Father teaches not to be afraid, especially of hard work. Come to him for guidance, sharing confidences and reconciliation. Rely not only on one's own intelligence, be humble. Follow his sage advice of doing good while being good, as the practical path to happiness. At least it keeps one out of trouble, fruitful and rewarding in the long run. Confucius, the ancient moral philosopher from China, pronounced in Analects, "Being good as a son and obedient as a young man is, perhaps, the root of a man's character (1:2)." Mahatma Gandhi, Father of India, offers advice for virtuous behavior, "Have clean companions and clean books. Last and not the least, prayer...ask for Divine Grace." In Sacred Scripture, The Proverbs of Solomon, one discovers some Fatherly gems. Renowned for wisdom, Solomon wrote: "A wise son loves correction, but the senseless one heeds no rebuke (13:1)." As a mom, my favorite is, "A wise son makes his father glad, but a foolish son is a grief to his mother (10:1)." As someone who has experienced the loss of a parent, I know it is a part of the maturing process that we desire to pass on to our children the good that was taught to us.
As a daughter, although not a fan of Sigmund Freud, I do like this quote, "I cannot think of any need in childhood as strong as the need for a Father's protection." It conjures up two vital paternal relationships that affect physical and spiritual well-being. As a child, I recall feeling safe when Daddy was home and when he held onto me during my first bike ride. Yet I remember how good it felt when he let go and I didn't fall. Being taught to venture out on my own and to believe I was protected without him holding onto me came from another valuable paternal lesson.

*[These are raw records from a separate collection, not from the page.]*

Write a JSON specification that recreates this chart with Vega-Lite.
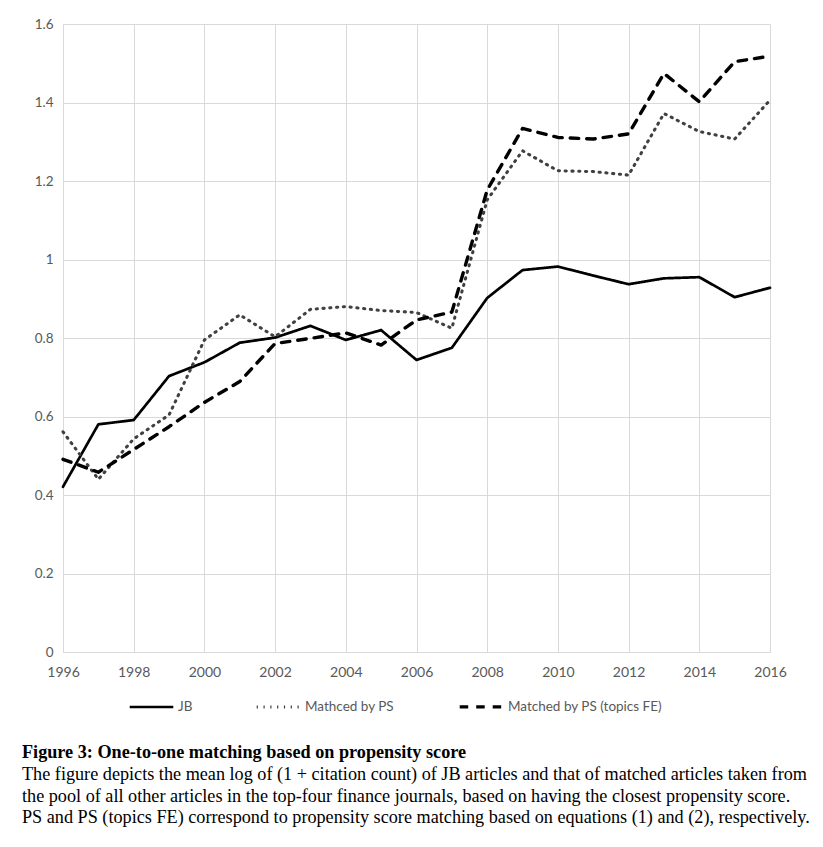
{
  "$schema": "https://vega.github.io/schema/vega-lite/v6.json",
  "width": 707,
  "height": 628,
  "autosize": {"type": "none"},
  "padding": {"left": 63, "top": 24, "right": 53, "bottom": 195},
  "background": "white",
  "title": {
    "text": "Figure 3: One-to-one matching based on propensity score",
    "subtitle": [
      "The figure depicts the mean log of (1 + citation count) of JB articles and that of matched articles taken from",
      "the pool of all other articles in the top-four finance journals, based on having the closest propensity score.",
      "PS and PS (topics FE) correspond to propensity score matching based on equations (1) and (2), respectively."
    ],
    "orient": "bottom",
    "anchor": "start",
    "frame": "group",
    "dx": -41,
    "offset": 30,
    "font": "Liberation Serif",
    "fontSize": 18.2,
    "fontWeight": "bold",
    "color": "#000000",
    "subtitleFont": "Liberation Serif",
    "subtitleFontSize": 18.2,
    "subtitleColor": "#000000",
    "subtitleLineHeight": 21.5,
    "subtitlePadding": 4
  },
  "data": {
    "values": [
      {"year": 1996, "series": "JB", "value": 0.421},
      {"year": 1997, "series": "JB", "value": 0.580},
      {"year": 1998, "series": "JB", "value": 0.591},
      {"year": 1999, "series": "JB", "value": 0.703},
      {"year": 2000, "series": "JB", "value": 0.738},
      {"year": 2001, "series": "JB", "value": 0.788},
      {"year": 2002, "series": "JB", "value": 0.801},
      {"year": 2003, "series": "JB", "value": 0.831},
      {"year": 2004, "series": "JB", "value": 0.795},
      {"year": 2005, "series": "JB", "value": 0.820},
      {"year": 2006, "series": "JB", "value": 0.744},
      {"year": 2007, "series": "JB", "value": 0.775},
      {"year": 2008, "series": "JB", "value": 0.902},
      {"year": 2009, "series": "JB", "value": 0.973},
      {"year": 2010, "series": "JB", "value": 0.982},
      {"year": 2011, "series": "JB", "value": 0.959},
      {"year": 2012, "series": "JB", "value": 0.937},
      {"year": 2013, "series": "JB", "value": 0.952},
      {"year": 2014, "series": "JB", "value": 0.955},
      {"year": 2015, "series": "JB", "value": 0.904},
      {"year": 2016, "series": "JB", "value": 0.928},
      {"year": 1996, "series": "Mathced by PS", "value": 0.561},
      {"year": 1997, "series": "Mathced by PS", "value": 0.440},
      {"year": 1998, "series": "Mathced by PS", "value": 0.543},
      {"year": 1999, "series": "Mathced by PS", "value": 0.604},
      {"year": 2000, "series": "Mathced by PS", "value": 0.795},
      {"year": 2001, "series": "Mathced by PS", "value": 0.859},
      {"year": 2002, "series": "Mathced by PS", "value": 0.803},
      {"year": 2003, "series": "Mathced by PS", "value": 0.873},
      {"year": 2004, "series": "Mathced by PS", "value": 0.880},
      {"year": 2005, "series": "Mathced by PS", "value": 0.870},
      {"year": 2006, "series": "Mathced by PS", "value": 0.865},
      {"year": 2007, "series": "Mathced by PS", "value": 0.825},
      {"year": 2008, "series": "Mathced by PS", "value": 1.152},
      {"year": 2009, "series": "Mathced by PS", "value": 1.277},
      {"year": 2010, "series": "Mathced by PS", "value": 1.226},
      {"year": 2011, "series": "Mathced by PS", "value": 1.224},
      {"year": 2012, "series": "Mathced by PS", "value": 1.215},
      {"year": 2013, "series": "Mathced by PS", "value": 1.372},
      {"year": 2014, "series": "Mathced by PS", "value": 1.326},
      {"year": 2015, "series": "Mathced by PS", "value": 1.307},
      {"year": 2016, "series": "Mathced by PS", "value": 1.406},
      {"year": 1996, "series": "Matched by PS (topics FE)", "value": 0.491},
      {"year": 1997, "series": "Matched by PS (topics FE)", "value": 0.458},
      {"year": 1998, "series": "Matched by PS (topics FE)", "value": 0.516},
      {"year": 1999, "series": "Matched by PS (topics FE)", "value": 0.574},
      {"year": 2000, "series": "Matched by PS (topics FE)", "value": 0.636},
      {"year": 2001, "series": "Matched by PS (topics FE)", "value": 0.689},
      {"year": 2002, "series": "Matched by PS (topics FE)", "value": 0.786},
      {"year": 2003, "series": "Matched by PS (topics FE)", "value": 0.799},
      {"year": 2004, "series": "Matched by PS (topics FE)", "value": 0.813},
      {"year": 2005, "series": "Matched by PS (topics FE)", "value": 0.782},
      {"year": 2006, "series": "Matched by PS (topics FE)", "value": 0.846},
      {"year": 2007, "series": "Matched by PS (topics FE)", "value": 0.866},
      {"year": 2008, "series": "Matched by PS (topics FE)", "value": 1.177},
      {"year": 2009, "series": "Matched by PS (topics FE)", "value": 1.334},
      {"year": 2010, "series": "Matched by PS (topics FE)", "value": 1.311},
      {"year": 2011, "series": "Matched by PS (topics FE)", "value": 1.307},
      {"year": 2012, "series": "Matched by PS (topics FE)", "value": 1.320},
      {"year": 2013, "series": "Matched by PS (topics FE)", "value": 1.474},
      {"year": 2014, "series": "Matched by PS (topics FE)", "value": 1.402},
      {"year": 2015, "series": "Matched by PS (topics FE)", "value": 1.504},
      {"year": 2016, "series": "Matched by PS (topics FE)", "value": 1.518}
    ]
  },
  "mark": {"type": "line", "strokeCap": "round", "strokeJoin": "round"},
  "encoding": {
    "x": {
      "field": "year",
      "type": "quantitative",
      "scale": {"domain": [1996, 2016], "nice": false, "zero": false},
      "axis": {
        "title": null,
        "values": [1996, 1998, 2000, 2002, 2004, 2006, 2008, 2010, 2012, 2014, 2016],
        "format": "d",
        "ticks": false,
        "domain": true,
        "domainColor": "#d9d9d9",
        "domainWidth": 1,
        "grid": true,
        "gridColor": "#d9d9d9",
        "gridWidth": 1,
        "labelFont": "Lato",
        "labelFontSize": 14,
        "labelColor": "#595959",
        "labelPadding": 13,
        "labelFlush": false,
        "labelBound": false,
        "labelOverlap": false
      }
    },
    "y": {
      "field": "value",
      "type": "quantitative",
      "scale": {"domain": [0, 1.6], "nice": false},
      "axis": {
        "title": null,
        "values": [0, 0.2, 0.4, 0.6, 0.8, 1, 1.2, 1.4, 1.6],
        "format": "~g",
        "ticks": false,
        "domain": false,
        "grid": true,
        "gridColor": "#d9d9d9",
        "gridWidth": 1,
        "labelFont": "Lato",
        "labelFontSize": 13.5,
        "labelColor": "#595959",
        "labelPadding": 10
      }
    },
    "color": {
      "field": "series",
      "type": "nominal",
      "scale": {
        "domain": ["JB", "Mathced by PS", "Matched by PS (topics FE)"],
        "range": ["#000000", "#404040", "#000000"]
      },
      "legend": {
        "title": null,
        "orient": "none",
        "legendX": 65,
        "legendY": 659,
        "direction": "horizontal",
        "labelFont": "Lato",
        "labelFontSize": 13.5,
        "labelColor": "#595959",
        "symbolSize": 1900,
        "labelOffset": 3,
        "columnPadding": 57
      }
    },
    "strokeDash": {
      "field": "series",
      "type": "nominal",
      "scale": {
        "domain": ["JB", "Mathced by PS", "Matched by PS (topics FE)"],
        "range": [[1, 0], [1.2, 5.6], [8.5, 8]]
      }
    },
    "strokeWidth": {
      "field": "series",
      "type": "nominal",
      "scale": {
        "domain": ["JB", "Mathced by PS", "Matched by PS (topics FE)"],
        "range": [2.7, 3.4, 2.7]
      }
    }
  },
  "config": {
    "view": {"stroke": null}
  }
}
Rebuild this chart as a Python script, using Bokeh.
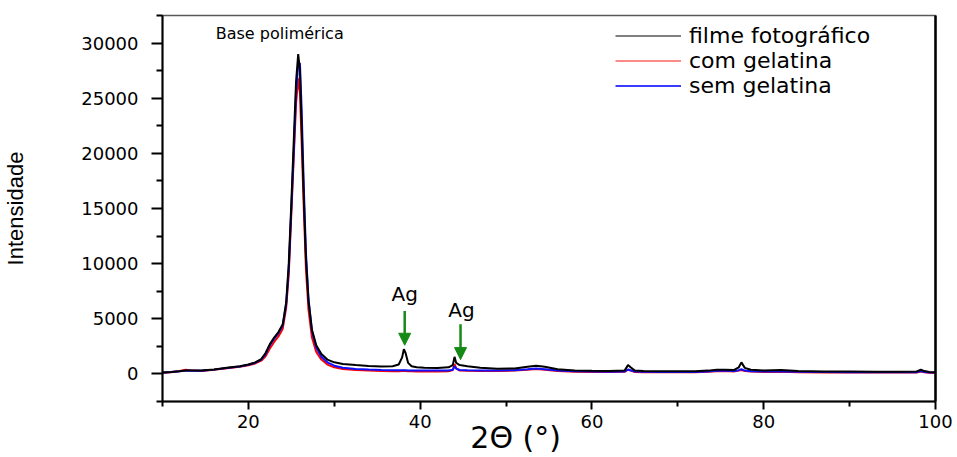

What lesson was instilled by our Dad to his ten children that emboldened virtues with a sense of security? Like Otto Frank, our Dad prays with our family. He taught us to imitate the perfect role model and Son, Jesus Christ, who said, "This is how you are to pray: Our Father who art in heaven, hallowed be Thy name. Thy kingdom come; Thy will be done on earth as it is in heaven. Give us this day our daily bread; and forgive us our trespasses, as we forgive those who trespass against us. Lead us not into temptation, but deliver us from evil. For Thine is the kingdom, the power and the glory, forever and ever. Amen (Matthew 6:9-13)."
Alleluia, sons and daughters, sisters and brothers, motherly advice: give glory to The Father. "See what love The Father has bestowed on us that we may be called the children of God (1John 3:1)." Father knows best. Celebrate Father's Day every day, by living with faith, hope and love; not taking Him for granted!